I am sorry I must have missed this information about extraMetrics (but this was one of my question) I will test now and come back to confirm but it makes sens!

if a newbie as me read this and try to replace smart agent by otel collector I think the documentation available on https://docs.splunk.com/Observability/get-started/migrate/migrate-to-otel.html#nav-Replace-the-SignalFx-Smart-Agent-with-the-Splunk-Distribution-of-OpenTelemetry-Collector is maybe not enough (at least for me) so I recommend to check the following good docs on github:

The last one contains everything I missed until now (thanks @asuresh4).

xp-1000 commented 3 years ago

OK so I confirm it works fine with the following configuration:

  config:
    receivers:
      receiver_creator:
        receivers:
          smartagent/nginx:
            rule: type == "port" && pod.name matches "nginx" && port == 80
            config:
              type: collectd/nginx
      kubeletstats:
        metric_groups:
          - node
          - pod
          - volume
    exporters:
      signalfx:
        include_metrics:
          - metric_names:
            - k8s.job.desired_successful_pods # kubernetes.job.completions
            - k8s.job.active_pods # kubernetes.job.active
            - k8s.job.successful_pods # kubernetes.job.succeeded
            - k8s.statefulset.ready_pods # kubernetes.stateful_set.ready
            - k8s.statefulset.desired_pods # kubernetes.stateful_set.desired
            - k8s.hpa.max_replicas # kubernetes.hpa.spec.max_replicas
            - k8s.hpa.desired_replicas # kubernetes.hpa.status.desired_replicas
            - k8s.volume.inodes.free # kubernetes.volume_inodes_free
            - k8s.volume.inodes # kubernetes.volume_inodes
    service:
      pipelines:
        metrics:
          receivers:
            - kubeletstats
            - receiver_creator
    extensions:
      zpages:
        endpoint: 0.0.0.0:55679

I see inode related metrics in the metric finder using the new opentelemetry naming. The finder cannot find the metric with the old signalfx naming (this is why I did not find them in first place) BUT you are right @asuresh4 the old signalfx metric name still work if you set it manually in signalflow (it is just not listed the metric finder).
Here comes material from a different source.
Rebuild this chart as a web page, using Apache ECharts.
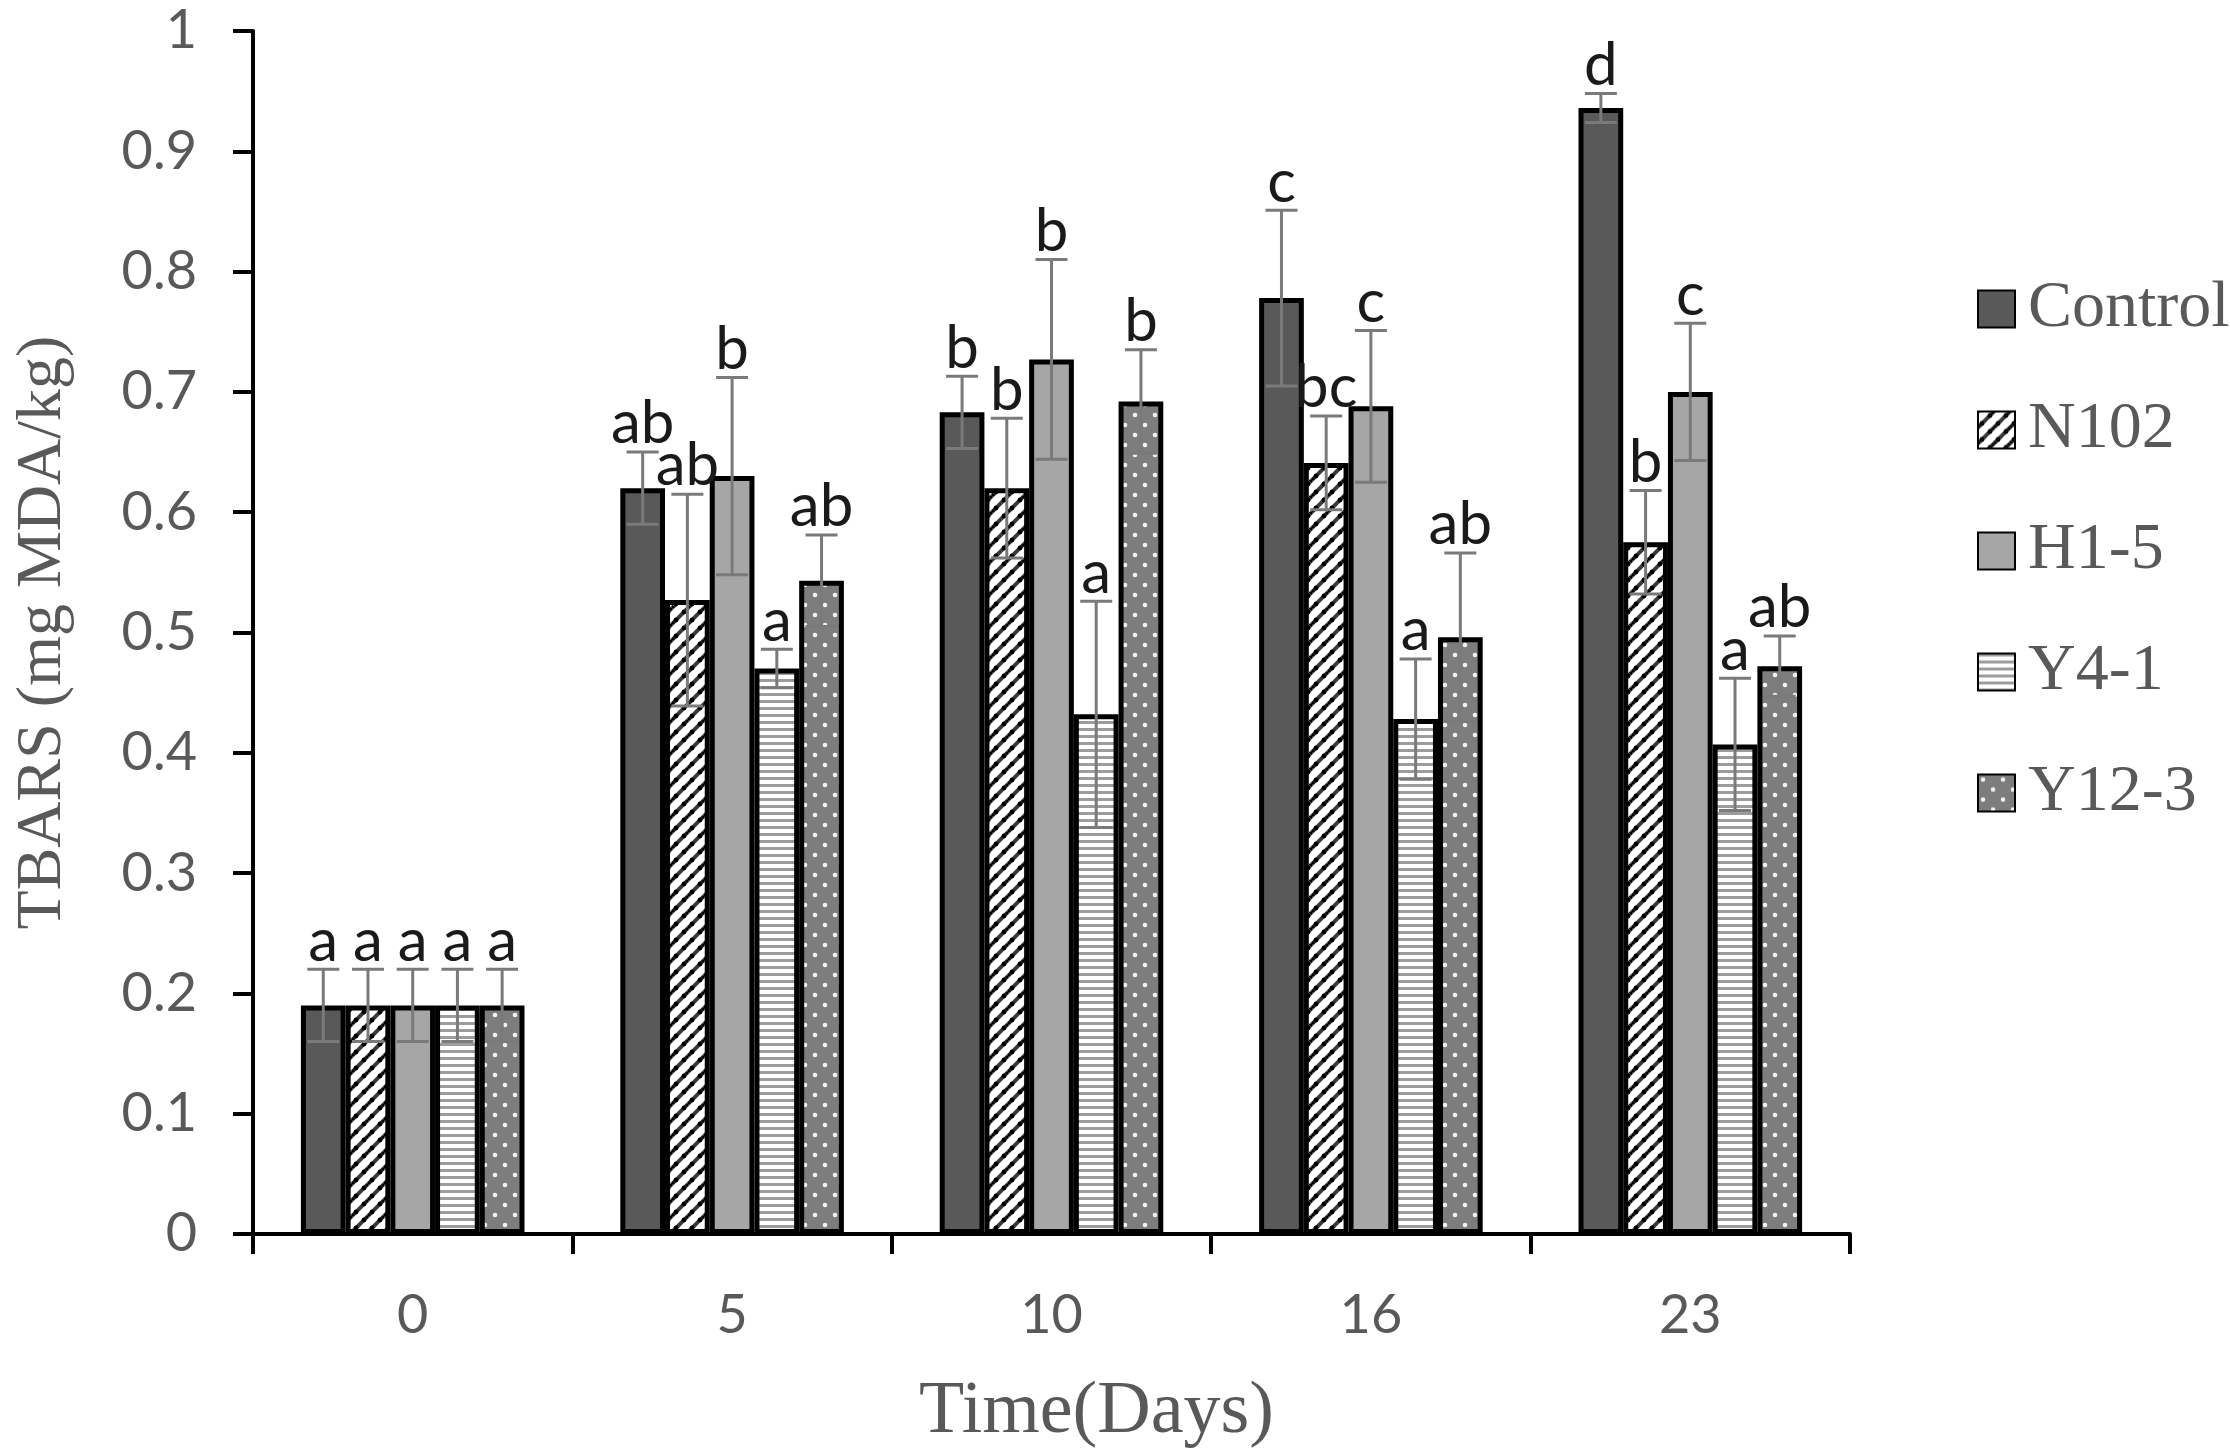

Now thanks to your help, I think I have only one remaining problem about dimensions parity:

image

image

as you can see, some kubernetes metrics have the "old" signalfx dimension kubernetes_cluster in addition to the new one k8s.cluster.name but this is not case of the volume metrics for example.
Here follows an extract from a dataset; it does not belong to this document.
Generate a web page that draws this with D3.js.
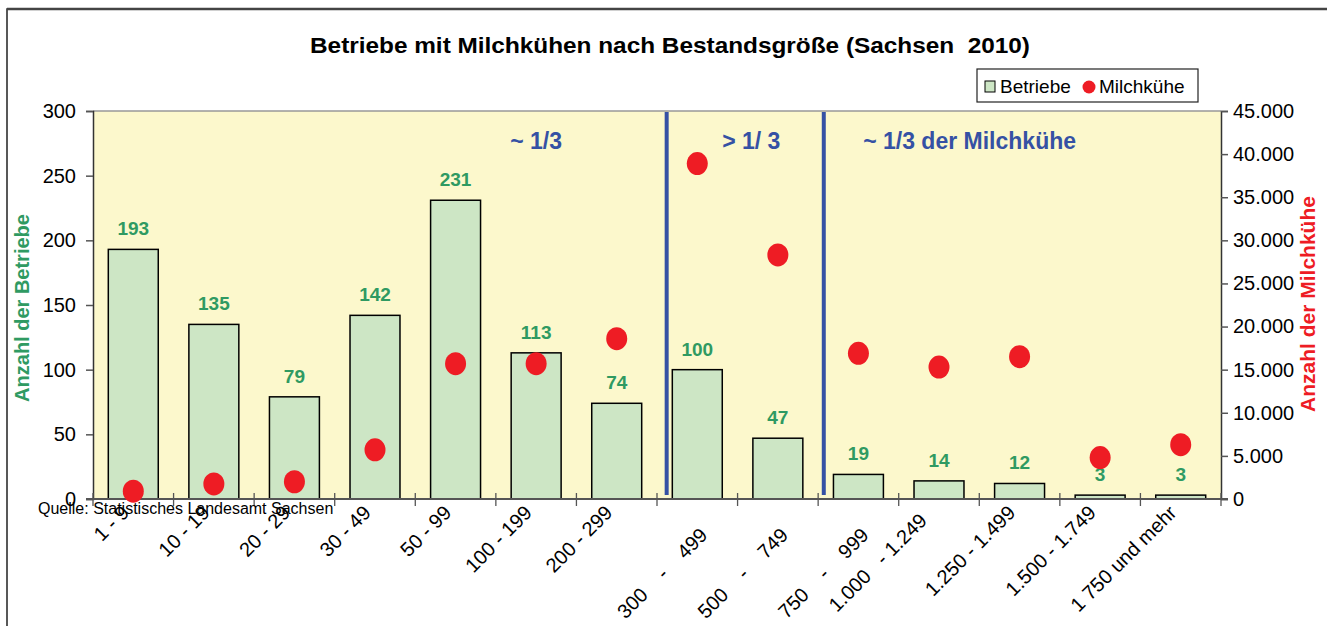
<!DOCTYPE html>
<html>
<head>
<meta charset="utf-8">
<script src="https://cdn.jsdelivr.net/npm/d3@7"></script>
<style>
  body { margin: 0; background: #fff; }
  svg { font-family: "Liberation Sans", Arial, sans-serif; }
</style>
</head>
<body>
<div class="container"></div>
<script>
const width = 1327, height = 626;

// data
const categories = ["1 - 9", "10 - 19", "20 - 29", "30 - 49", "50 - 99", "100 - 199", "200 - 299",
    "300 - 499", "500 - 749", "750 - 999", "1.000 - 1.249", "1.250 - 1.499", "1.500 - 1.749", "1 750 und mehr"];
// tick labels as they are typed in the source chart (extra blanks / empty first line)
const tickLabels = ["1 - 9", "10 - 19", "20 - 29", "30 - 49", "50 - 99", "100 - 199", "200 - 299",
    "\n300    -    499 ", "\n500    -    749 ", "\n750    -    999 ", "1.000   - 1.249  ", "1.250 - 1.499", "1.500 - 1.749", "1 750 und mehr"];
const betriebe = [193, 135, 79, 142, 231, 113, 74, 100, 47, 19, 14, 12, 3, 3];
const milchkuehe = [900, 1750, 2000, 5700, 15700, 15700, 18600, 38900, 28300, 16900, 15300, 16500, 4800, 6300];
const leftTicks = [0, 50, 100, 150, 200, 250, 300];
const rightTicks = [0, 5000, 10000, 15000, 20000, 25000, 30000, 35000, 40000, 45000];
// dividers and notes, positioned in category units
const dividers = [7.12, 9.07];
const notes = [
    { text: "~ 1/3", pos: 5.5 },
    { text: "> 1/ 3", pos: 8.17 },
    { text: "~ 1/3 der Milchkühe", pos: 10.88 }
];

const margin = { top: 111, right: 106, bottom: 127, left: 93 };
const innerW = width - margin.left - margin.right;
const innerH = height - margin.top - margin.bottom;

const green = "#2f9a62", red = "#ee1c24", blue = "#3551a4";

const svg = d3.select(".container")
    .append("svg")
    .attr("width", width)
    .attr("height", height);

// outer frame
svg.append("rect")
    .attr("x", 7).attr("y", 9)
    .attr("width", width + 10).attr("height", height + 10)
    .attr("fill", "none").attr("stroke", "#222").attr("stroke-width", 1.5);
svg.append("line")
    .attr("x1", 7).attr("x2", width).attr("y1", 9).attr("y2", 9)
    .attr("stroke", "#444").attr("stroke-width", 2.5);

svg.append("text")
    .attr("x", 670).attr("y", 53)
    .attr("text-anchor", "middle")
    .attr("font-size", 22).attr("font-weight", "bold")
    .attr("textLength", 720).attr("lengthAdjust", "spacingAndGlyphs")
    .style("white-space", "pre")
    .text("Betriebe mit Milchkühen nach Bestandsgröße (Sachsen  2010)");

const g = svg.append("g").attr("transform", `translate(${margin.left},${margin.top})`);

const x = d3.scaleBand().domain(categories).range([0, innerW]).paddingInner(0.38).paddingOuter(0.19);
const step = innerW / categories.length;
const y = d3.scaleLinear().domain([0, 300]).range([innerH, 0]);
const y2 = d3.scaleLinear().domain([0, 45000]).range([innerH, 0]);

g.append("rect")
    .attr("width", innerW).attr("height", innerH)
    .attr("fill", "#fcf8cc");
g.append("line")
    .attr("x1", 0).attr("x2", innerW)
    .attr("stroke", "#999").attr("stroke-width", 1.5);

// bars
g.selectAll("rect.bar")
    .data(betriebe)
    .enter()
    .append("rect")
    .attr("class", "bar")
    .attr("x", (d, i) => x(categories[i]))
    .attr("y", d => y(d))
    .attr("width", x.bandwidth())
    .attr("height", d => innerH - y(d))
    .attr("fill", "#cde6c5")
    .attr("stroke", "#000")
    .attr("stroke-width", 1.5);

g.selectAll("text.val")
    .data(betriebe)
    .enter()
    .append("text")
    .attr("class", "val")
    .attr("x", (d, i) => x(categories[i]) + x.bandwidth() / 2)
    .attr("y", d => y(d) - 14)
    .attr("text-anchor", "middle")
    .attr("font-size", 19).attr("font-weight", "bold")
    .attr("fill", green)
    .text(d => d);

// divider lines
g.selectAll("line.div")
    .data(dividers)
    .enter()
    .append("line")
    .attr("class", "div")
    .attr("x1", d => d * step).attr("x2", d => d * step)
    .attr("y1", 1).attr("y2", innerH - 4)
    .attr("stroke", blue).attr("stroke-width", 4);

g.selectAll("text.note")
    .data(notes)
    .enter()
    .append("text")
    .attr("class", "note")
    .attr("x", d => d.pos * step)
    .attr("y", y(271))
    .attr("text-anchor", "middle")
    .attr("font-size", 23).attr("font-weight", "bold")
    .attr("fill", blue)
    .text(d => d.text);

// axes
const fmtDE = d3.formatLocale({ decimal: ",", thousands: ".", grouping: [3], currency: ["", "€"] }).format(",.0f");

const axL = g.append("g")
    .call(d3.axisLeft(y).tickValues(leftTicks).tickSize(7).tickPadding(10));
const axR = g.append("g")
    .attr("transform", `translate(${innerW},0)`)
    .call(d3.axisRight(y2).tickValues(rightTicks).tickSize(7).tickPadding(5).tickFormat(fmtDE));
[axL, axR].forEach(a => {
    a.select(".domain").attr("stroke", "#333").attr("stroke-width", 1.5);
    a.selectAll(".tick line").attr("stroke", "#555").attr("stroke-width", 1.5);
    a.selectAll(".tick text").attr("font-size", 20).attr("fill", "#000")
        .attr("font-family", "Liberation Sans, Arial, sans-serif");
});

// bottom axis: ticks between categories
const bx = g.append("g").attr("transform", `translate(0,${innerH})`);
bx.append("line")
    .attr("x1", -7).attr("x2", innerW + 7)
    .attr("stroke", "#555").attr("stroke-width", 2);
bx.selectAll("line.tk")
    .data(d3.range(categories.length + 1))
    .enter()
    .append("line")
    .attr("class", "tk")
    .attr("x1", d => d * step).attr("x2", d => d * step)
    .attr("y1", -6).attr("y2", 7)
    .attr("stroke", "#555").attr("stroke-width", 1.3);

const lbl = bx.selectAll("text.cat")
    .data(tickLabels)
    .enter()
    .append("text")
    .attr("class", "cat")
    .attr("text-anchor", "end")
    .attr("font-size", 20)
    .style("white-space", "pre")
    .attr("transform", (d, i) => `translate(${x(categories[i]) + x.bandwidth() / 2 - 3},${15}) rotate(-45)`);
lbl.each(function (d) {
    const t = d3.select(this);
    d.split("\n").forEach((line, k) => {
        t.append("tspan").attr("x", 0).attr("dy", k === 0 ? 0 : "1.3em").text(line || " ");
    });
});

// dots
g.selectAll("ellipse.cow")
    .data(milchkuehe)
    .enter()
    .append("ellipse")
    .attr("class", "cow")
    .attr("cx", (d, i) => x(categories[i]) + x.bandwidth() / 2)
    .attr("cy", d => y2(d))
    .attr("rx", 10.5).attr("ry", 11.5)
    .attr("fill", red);

// axis titles
svg.append("text")
    .attr("transform", `translate(29,308) rotate(-90)`)
    .attr("text-anchor", "middle")
    .attr("font-size", 20).attr("font-weight", "bold")
    .attr("fill", green)
    .text("Anzahl der Betriebe");
svg.append("text")
    .attr("transform", `translate(1315,304) rotate(-90)`)
    .attr("text-anchor", "middle")
    .attr("font-size", 21).attr("font-weight", "bold")
    .attr("fill", red)
    .text("Anzahl der Milchkühe");

// legend
const leg = svg.append("g").attr("transform", "translate(977,69)");
leg.append("rect").attr("width", 221).attr("height", 33)
    .attr("fill", "#fff").attr("stroke", "#222").attr("stroke-width", 1.2);
leg.append("rect").attr("x", 8).attr("y", 12).attr("width", 10).attr("height", 11)
    .attr("fill", "#cde6c5").attr("stroke", "#000");
leg.append("text").attr("x", 23).attr("y", 24).attr("font-size", 19).text("Betriebe");
leg.append("circle").attr("cx", 112).attr("cy", 18).attr("r", 6.5).attr("fill", red);
leg.append("text").attr("x", 122).attr("y", 24).attr("font-size", 19).text("Milchkühe");

svg.append("text")
    .attr("x", 38).attr("y", 514)
    .attr("font-size", 16)
    .text("Quelle: Statistisches Landesamt Sachsen");
</script>
</body>
</html>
this is a problem for us because we maintain a list of terraform modules for signalfx "template" detectors and we rely on metrics names but also on their dimensions. While the metrics names are translated we can hope to keep these base of detectors working with both smart agent and otel collector to avoid a disruptive migration but we also need the dimension parity.

should I try to use dimensionClients to keep old dimensions ? I confess it is not fully clear for me this part.

thanks !

xp-1000 commented 3 years ago

Ok I added :

          - action: rename_dimension_keys
            mapping:
              k8s.cluster.name: kubernetes_cluster

in the signalfx export configuration and now I get my metrics with the "old" dimension kubernetes_cluster.
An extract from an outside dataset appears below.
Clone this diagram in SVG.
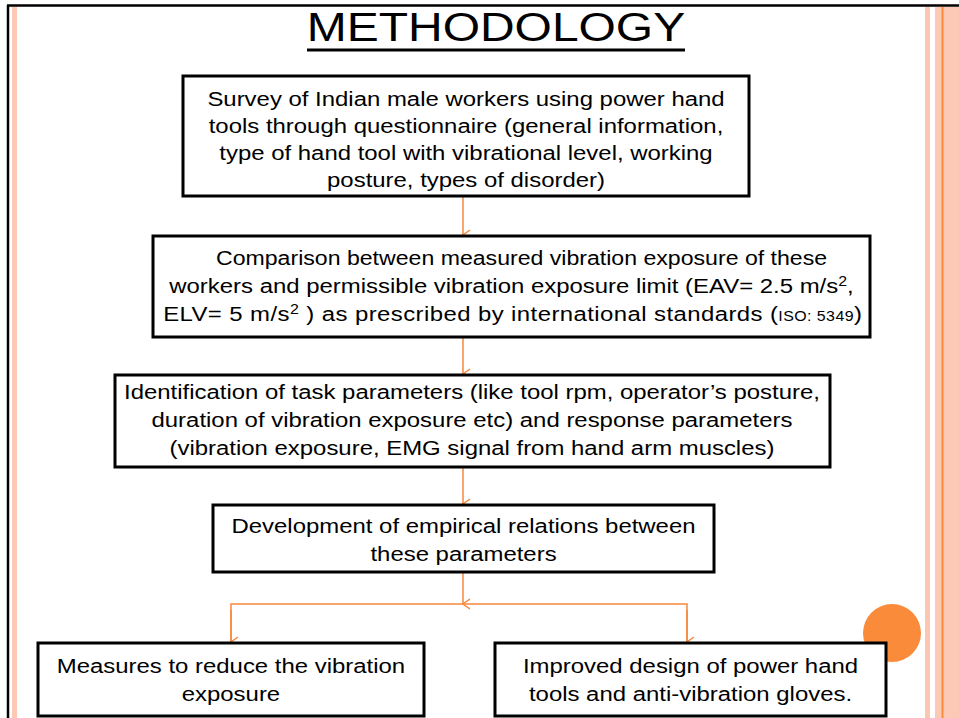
<svg xmlns="http://www.w3.org/2000/svg" width="959" height="718" viewBox="0 0 959 718">
<defs>
<style>
.box{fill:#fff;stroke:#000;stroke-width:3}
.t{font-family:"Liberation Sans",Arial,sans-serif;font-size:21px;fill:#000;text-anchor:middle}
.c{fill:none;stroke:#f7883b;stroke-width:1.5}
.sm{font-size:14px}
</style>
<marker id="ah" viewBox="0 0 12 12" refX="6" refY="11" markerWidth="12" markerHeight="12" markerUnits="userSpaceOnUse" orient="auto-start-reverse">
<path d="M1,4 L6,11 L11,4" fill="none" stroke="#f7883b" stroke-width="1.5"/>
</marker>
</defs>
<rect width="959" height="718" fill="#fff"/>
<g id="frame">
<line x1="7" y1="5.5" x2="959" y2="5.5" stroke="#000" stroke-width="2.5"/>
<line x1="8" y1="5" x2="8" y2="718" stroke="#000" stroke-width="2.5"/>
<rect x="12" y="7" width="5" height="711" fill="#fdc8b4"/>
<rect x="925" y="7" width="5" height="711" fill="#fcc6b1"/>
<rect x="935" y="7" width="24" height="711" fill="#fcc9b6"/>
<rect x="941.5" y="7" width="2" height="711" fill="#f98b3a"/>
<circle cx="892" cy="633" r="29" fill="#f98b3a"/>
</g>
<g id="title">
<text x="423.9" y="41" class="t" style="font-size:41px" transform="scale(1.17,1)">METHODOLOGY</text>
<line x1="307" y1="50" x2="685" y2="50" stroke="#000" stroke-width="3"/>
</g>
<g id="connectors">
<line class="c" x1="463" y1="197" x2="463" y2="235" marker-end="url(#ah)"/>
<line class="c" x1="463" y1="338" x2="463" y2="374" marker-end="url(#ah)"/>
<line class="c" x1="463" y1="468" x2="463" y2="504" marker-end="url(#ah)"/>
<line class="c" x1="463" y1="573" x2="463" y2="604" marker-end="url(#ah)"/>
<polyline class="c" points="231,643 231,604 687,604 687,643"/>
<line class="c" x1="231" y1="610" x2="231" y2="642" marker-end="url(#ah)"/>
<line class="c" x1="687" y1="610" x2="687" y2="642" marker-end="url(#ah)"/>
</g>
<g id="n1">
<rect class="box" x="183" y="76" width="566" height="120"/>
<g transform="scale(1.14,1)">
<text class="t" x="408.8" y="106">Survey of Indian male workers using power hand</text>
<text class="t" x="408.8" y="133">tools through questionnaire (general information,</text>
<text class="t" x="408.8" y="160">type of hand tool with vibrational level, working</text>
<text class="t" x="408.8" y="187">posture, types of disorder)</text>
</g>
</g>
<g id="n2">
<rect class="box" x="153" y="236" width="717" height="101"/>
<g transform="scale(1.14,1)">
<text class="t" x="457.5" y="265" textLength="536" lengthAdjust="spacingAndGlyphs">Comparison between measured vibration exposure of these</text>
<text class="t" x="448.7" y="293">workers and permissible vibration exposure limit (EAV= 2.5 m/s<tspan dy="-7" class="sm">2</tspan><tspan dy="7">,</tspan></text>
<text class="t" x="449.6" y="321" textLength="613" lengthAdjust="spacing">ELV= 5 m/s<tspan dy="-7" class="sm">2</tspan><tspan dy="7"> ) as prescribed by international standards (</tspan><tspan class="sm">ISO: 5349</tspan>)</text>
</g>
</g>
<g id="n3">
<rect class="box" x="115" y="375" width="715" height="92"/>
<g transform="scale(1.14,1)">
<text class="t" x="414" y="399">Identification of task parameters (like tool rpm, operator’s posture,</text>
<text class="t" x="414" y="427">duration of vibration exposure etc) and response parameters</text>
<text class="t" x="414" y="455">(vibration exposure, EMG signal from hand arm muscles)</text>
</g>
</g>
<g id="n4">
<rect class="box" x="213" y="505" width="501" height="67"/>
<g transform="scale(1.14,1)">
<text class="t" x="406.6" y="533">Development of empirical relations between</text>
<text class="t" x="406.6" y="561">these parameters</text>
</g>
</g>
<g id="n5">
<rect class="box" x="38" y="643" width="386" height="73"/>
<g transform="scale(1.14,1)">
<text class="t" x="202.6" y="673">Measures to reduce the vibration</text>
<text class="t" x="202.6" y="701">exposure</text>
</g>
</g>
<g id="n6">
<rect class="box" x="495" y="643" width="391" height="73"/>
<g transform="scale(1.14,1)">
<text class="t" x="605.7" y="673">Improved design of power hand</text>
<text class="t" x="605.7" y="701">tools and anti-vibration gloves.</text>
</g>
</g>
</svg>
With this setup all of our detectors will work for both smart agent AND otel collector without any change to them (e.g. for kubernetes: https://github.com/claranet/terraform-signalfx-detectors/tree/master/modules/smart-agent_kubernetes-common).

I think the other modules will be easier while we use the original smart agent monitors (and not a new otel exporter like for hostmetrics or kubernetes).

Now I will try to make the kubernetes-events works but I am afraid it will have the same problem than kubernetes_volume on the kubeapi configuration (that said this less critical given that this is not a dependency for detectors/alerts).

asuresh4 commented 3 years ago

@xp-1000 - I did a quick test and it appears, both the new and old dimensions are available. However, it does not surface in the suggestions like the issue you saw with metrics in metric finder (renamed metrics not showing up), but you should be able to provide the filter using signalflow. You shouldn't need the additional dimension remapping on the collector. On checking with the relevant team, I've learnt that this is a known limitation. I would recommend you also open a support ticket highlighting you've run into this.

I've opened #345, which I believe will fix the issue you're seeing with the kubeletAPI config.

@xp-1000 thank you for the feedback on the gaps in docs for migration. I realize that we don't have information around monitors that have already been ported over to OTel (such as hostmetrics, k8scluster, kubeletstats) for advanced configurations that give parity with the respective agent monitors. I'll work on adding some of this information. Please also let us know of other difficulties you've run into while trying to replace the Smart Agent. cc @rmfitzpatrick

xp-1000 commented 3 years ago

I did a quick test and it appears, both the new and old dimensions are available. However, it does not surface in the suggestions like the issue you saw with metrics in metric finder

Oh indeed, again I am bad ^^ it seems applying my "transformation rule" fix the suggestion filter but in true the dimension is here you are right.

I've opened #345, which I believe will fix the issue you're seeing with the kubeletAPI config.

awesome thanks I will test (it will probable unstuck me for the kubernetes-events monitor

Please also let us know of other difficulties you've run into while trying to replace the Smart Agent. it will be a pleasure, I am afraid I will not be able to make pull request contributions like I did on smart agent until I take the hand on this otel collector which remains pretty new for me but I can at least report issues ;)

Your precious help is highly appreciated thanks ! I think you can close this issue.